Ever looked at a world map and felt something was a little… off? Maybe Greenland seemed enormous, or Africa looked smaller than you expected. You're not alone, and it's not your eyes playing tricks. The maps we're so familiar with, the ones that hang in classrooms and grace the pages of atlases, are actually clever compromises, and they all come with a built-in distortion.
Think about it: our Earth is a sphere, a beautiful, round ball. Now, try to flatten out an orange peel without tearing or stretching it. It's impossible, right? That's precisely the challenge cartographers – mapmakers – have faced for centuries. To represent our 3D planet on a 2D surface, they have to use something called a map projection. And every single projection involves a trade-off.
One of the most common projections you'll see is the Mercator projection, introduced by Gerardus Mercator back in 1569. It was revolutionary for its time, especially for navigation. Its genius lies in how it preserves direction and shape locally, making it incredibly useful for sailors plotting a course. But here's the catch: to achieve this, it dramatically exaggerates the size of landmasses closer to the poles. That's why Greenland appears to be roughly the same size as Africa on many maps, when in reality, Africa is about 14 times larger! Similarly, countries in the Northern Hemisphere often look much bigger than they are compared to those near the equator.
This isn't a new problem, of course. Humans have been trying to map their world for millennia. The very first documented attempt we know of is the Babylonian Map of the World, a cuneiform tablet from around the 8th to 6th centuries BCE. It was less about global accuracy and more about representing their known world, with Babylon at its center, surrounded by a bitter river. It tells us a lot about how they saw themselves and their place in the cosmos, reflecting their cultural and political views.
Over time, as exploration expanded and our understanding of Earth's shape and size grew, mapmaking evolved. Pioneers like Ptolemy introduced latitude and longitude, a fundamental innovation that still underpins our mapping today. Later, advancements like aerial photography and, more recently, satellite imagery have given us incredibly precise data. Yet, the fundamental challenge of projection remains. Different projections serve different purposes. The Gall-Peters projection, for instance, aims to represent areas more accurately, but it distorts shapes. The Winkel Tripel projection is often favored for its compromise between area, direction, and distance distortion, making it a popular choice for many modern atlases.

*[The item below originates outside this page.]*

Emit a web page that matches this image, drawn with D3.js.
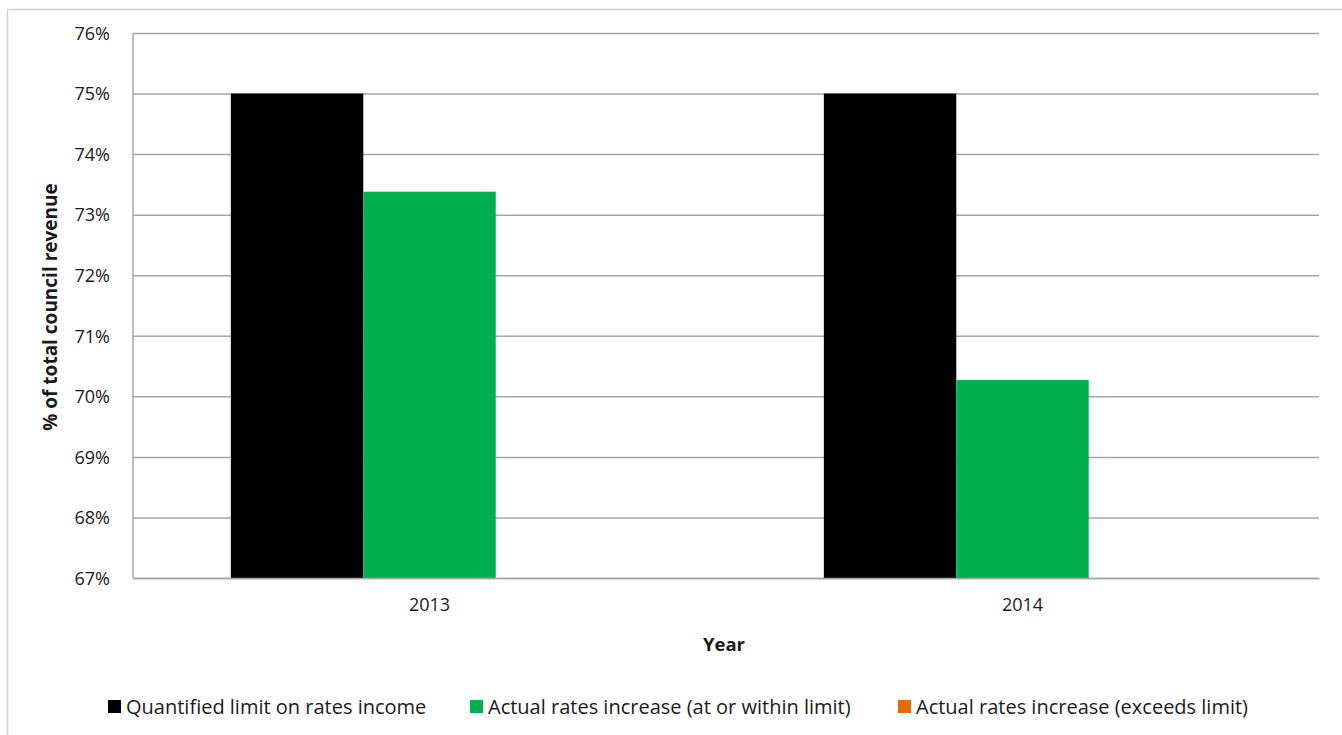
<!DOCTYPE html>
<html>
<head>
<meta charset="utf-8">
<script src="https://cdn.jsdelivr.net/npm/d3@7"></script>
<style>
  body { margin: 0; background: #fff; }
  text { font-family: "Open Sans", "Noto Sans", sans-serif; fill: #1a1a1a; }
</style>
</head>
<body>
<div id="chart"></div>
<script>
// chart data
var years = ["2013", "2014"];
var seriesNames = [
  "Quantified limit on rates income",
  "Actual rates increase (at or within limit)",
  "Actual rates increase (exceeds limit)"
];
var seriesColors = ["#000000", "#00b050", "#e36c09"];
var limitValues = [75, 75];
var withinValues = [73.38, 70.27];
var exceedsValues = [null, null];
var yTicks = [67, 68, 69, 70, 71, 72, 73, 74, 75, 76];

var width = 1342, height = 735;
var margin = { left: 133, top: 33, right: 23, bottom: 157 };
var plotW = width - margin.left - margin.right,
    plotH = height - margin.top - margin.bottom;

var svg = d3.select("#chart").append("svg")
  .attr("width", width)
  .attr("height", height);

// outer frame (only top and left edges show in the picture)
svg.append("path")
  .attr("d", "M7.5," + height + "V9.5H" + width)
  .attr("fill", "none")
  .attr("stroke", "#d0d0d0")
  .attr("stroke-width", 1.5);

var g = svg.append("g")
  .attr("transform", "translate(" + margin.left + "," + margin.top + ")");

var y = d3.scaleLinear()
  .domain([67, 76])
  .range([plotH, 0]);

var x0 = d3.scaleBand()
  .domain(years)
  .range([0, plotW])
  .padding(0);

var groupW = x0.bandwidth() * 0.67;
var x1 = d3.scaleBand()
  .domain(d3.range(seriesNames.length))
  .range([0, groupW]);

//gridlines
g.append("g")
  .attr("class", "grid")
  .call(d3.axisLeft(y).tickValues(yTicks).tickSize(-plotW).tickFormat(""))
  .call(function (sel) {
    sel.select(".domain").remove();
    sel.selectAll("line").attr("stroke", "#a6a6a6").attr("stroke-width", 1.5);
  });

// y tick labels
g.append("g")
  .call(d3.axisLeft(y).tickValues(yTicks).tickSize(0).tickPadding(23)
    .tickFormat(function (d) { return d + "%"; }))
  .call(function (sel) {
    sel.select(".domain").remove();
    sel.selectAll("text").style("font-size", "18px").attr("dy", "0.35em");
  });

var rows = years.map(function (yr, i) {
  return { year: yr, values: [limitValues[i], withinValues[i], exceedsValues[i]] };
});

var groups = g.selectAll(".year")
  .data(rows)
  .enter().append("g")
  .attr("class", "year")
  .attr("transform", function (d) {
    return "translate(" + (x0(d.year) + (x0.bandwidth() - groupW) / 2) + ",0)";
  });

groups.selectAll("rect")
  .data(function (d) {
    return d.values.map(function (v, k) { return { k: k, v: v }; })
      .filter(function (e) { return e.v != null; });
  })
  .enter().append("rect")
  .attr("x", function (d) { return x1(d.k); })
  .attr("width", x1.bandwidth())
  .attr("y", function (d) { return y(d.v); })
  .attr("height", function (d) { return y(67) - y(d.v); })
  .attr("fill", function (d) { return seriesColors[d.k]; });

// axis lines
g.append("line")
  .attr("x1", 0).attr("x2", 0).attr("y1", 0).attr("y2", plotH)
  .attr("stroke", "#a6a6a6").attr("stroke-width", 1.5);

g.append("g")
  .attr("transform", "translate(0," + plotH + ")")
  .call(d3.axisBottom(x0).tickSize(0).tickPadding(20))
  .call(function (sel) {
    sel.select(".domain").attr("stroke", "#a6a6a6").attr("stroke-width", 1.5);
    sel.selectAll("text").style("font-size", "18px");
  });

// axis titles
svg.append("text")
  .attr("x", 724)
  .attr("y", 651)
  .attr("text-anchor", "middle")
  .style("font-size", "18.5px")
  .style("font-weight", "bold")
  .text("Year");

svg.append("text")
  .attr("transform", "translate(57,307) rotate(-90)")
  .attr("text-anchor", "middle")
  .style("font-size", "19px")
  .style("font-weight", "bold")
  .text("% of total council  revenue");

// legend
var legendX = [108, 470, 898];
var legend = svg.selectAll(".legend")
  .data(seriesNames)
  .enter().append("g")
  .attr("class", "legend")
  .attr("transform", function (d, i) { return "translate(" + legendX[i] + ",707)"; });

legend.append("rect")
  .attr("x", 0).attr("y", -7)
  .attr("width", 13).attr("height", 13)
  .attr("fill", function (d, i) { return seriesColors[i]; });

legend.append("text")
  .attr("x", 18)
  .attr("dy", "0.35em")
  .style("font-size", "20px")
  .text(function (d) { return d; });
</script>
</body>
</html>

So, the next time you consult a world map, remember it's not a perfect replica of our planet. It's a fascinating representation, a tool that has evolved with human knowledge and ingenuity. Each map tells a story, not just of geography, but of the worldview of its creator and the compromises made to bring a spherical world onto a flat page. It’s a reminder that even in something as seemingly straightforward as a map, there’s a rich history of human endeavor and a constant dance between reality and representation.